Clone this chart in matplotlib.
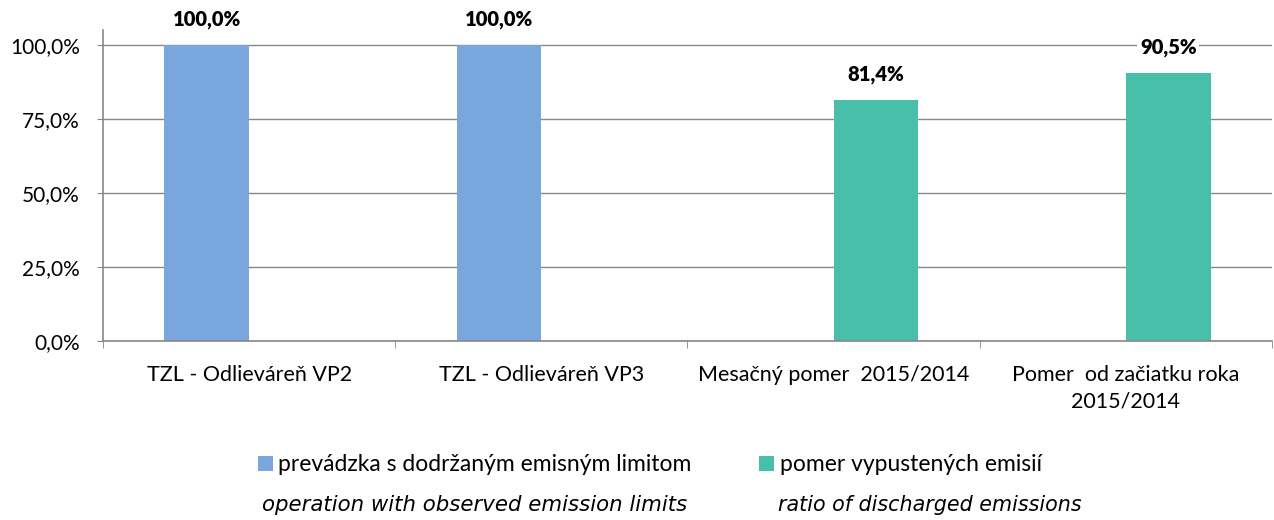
import numpy as np
import matplotlib
matplotlib.use("Agg")
import matplotlib.pyplot as plt
from matplotlib.ticker import FuncFormatter

plt.rcParams['font.family'] = ['Lato', 'DejaVu Sans']

# data
categories = ["TZL - Odlieváreň VP2", "TZL - Odlieváreň VP3",
              "Mesačný pomer  2015/2014", "Pomer  od začiatku roka\n2015/2014"]
limit_ok = [1.0, 1.0, np.nan, np.nan]        # prevádzka s dodržaným emisným limitom
emis_ratio = [np.nan, np.nan, 0.814, 0.905]  # pomer vypustených emisií
series_names = ["prevádzka s dodržaným emisným limitom", "pomer vypustených emisií"]
series_en = ["operation with observed emission limits", "ratio of discharged emissions"]

blue = "#7AA6DE"
green = "#48BFA8"
grid_c = "#878787"

fig = plt.figure(figsize=(12.74, 5.2), dpi=100)
ax = fig.add_axes([0.0808, 0.3442, 0.9176, 0.5981])

x = np.arange(len(categories))
w = 0.29
b1 = ax.bar(x - w / 2, limit_ok, w, color=blue, zorder=2)
b2 = ax.bar(x + w / 2, emis_ratio, w, color=green, zorder=2)

for bars, vals in ((b1, limit_ok), (b2, emis_ratio)):
    for rect, v in zip(bars, vals):
        if np.isnan(v):
            continue
        ax.annotate(f"{v * 100:.1f}%".replace(".", ","),
                    (rect.get_x() + rect.get_width() / 2, v),
                    xytext=(0, 18), textcoords="offset points",
                    ha="center", va="center", fontsize=14.5, fontweight="heavy",
                    bbox=dict(facecolor="white", edgecolor="none", pad=2),
                    zorder=4)

ax.set_xlim(-0.5, len(categories) - 0.5)
ax.set_ylim(0, 1.05)
ax.set_yticks([0, 0.25, 0.5, 0.75, 1.0])
ax.yaxis.set_major_formatter(FuncFormatter(lambda v, p: f"{v * 100:.1f}%".replace(".", ",")))
ax.tick_params(axis='y', length=4.5, color=grid_c, labelsize=15, pad=12)
ax.grid(axis='y', color=grid_c, linewidth=1, zorder=0)

ax.set_xticks(x)
ax.set_xticklabels(categories, fontsize=15.5, linespacing=1.45)
ax.set_xticks(np.arange(-0.5, len(categories)), minor=True)
ax.tick_params(axis='x', which='major', length=0, pad=17)
ax.tick_params(axis='x', which='minor', length=5, color=grid_c, direction='out')

for s in ['top', 'right']:
    ax.spines[s].set_visible(False)
for s in ['left', 'bottom']:
    ax.spines[s].set_color(grid_c)
    ax.spines[s].set_linewidth(1.2)

fig.legend([b1, b2], series_names, ncol=2, loc='center', bbox_to_anchor=(0.51, 0.106),
           frameon=False, fontsize=16.5, handlelength=0.65, handleheight=0.65,
           handletextpad=0.25, columnspacing=2.95)

it_family = ['Liberation Sans Narrow', 'DejaVu Sans']
fig.text(0.2057, 0.029, series_en[0], fontsize=15.3, style='italic',
         family=it_family, ha='left', va='center')
fig.text(0.6107, 0.029, series_en[1], fontsize=14.9, style='italic',
         family=it_family, ha='left', va='center')

fig.savefig("out.png", dpi=100)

··········

→ PROBLEM DESCRIPTION
Write out, word for word, the lines from the start of the data through the one holding "b2 = ax.bar(x". Omit pictures.

→ FULL RESPONSE
Clone this chart in matplotlib.
import numpy as np
import matplotlib
matplotlib.use("Agg")
import matplotlib.pyplot as plt
from matplotlib.ticker import FuncFormatter

plt.rcParams['font.family'] = ['Lato', 'DejaVu Sans']

# data
categories = ["TZL - Odlieváreň VP2", "TZL - Odlieváreň VP3",
              "Mesačný pomer  2015/2014", "Pomer  od začiatku roka\n2015/2014"]
limit_ok = [1.0, 1.0, np.nan, np.nan]        # prevádzka s dodržaným emisným limitom
emis_ratio = [np.nan, np.nan, 0.814, 0.905]  # pomer vypustených emisií
series_names = ["prevádzka s dodržaným emisným limitom", "pomer vypustených emisií"]
series_en = ["operation with observed emission limits", "ratio of discharged emissions"]

blue = "#7AA6DE"
green = "#48BFA8"
grid_c = "#878787"

fig = plt.figure(figsize=(12.74, 5.2), dpi=100)
ax = fig.add_axes([0.0808, 0.3442, 0.9176, 0.5981])

x = np.arange(len(categories))
w = 0.29
b1 = ax.bar(x - w / 2, limit_ok, w, color=blue, zorder=2)
b2 = ax.bar(x + w / 2, emis_ratio, w, color=green, zorder=2)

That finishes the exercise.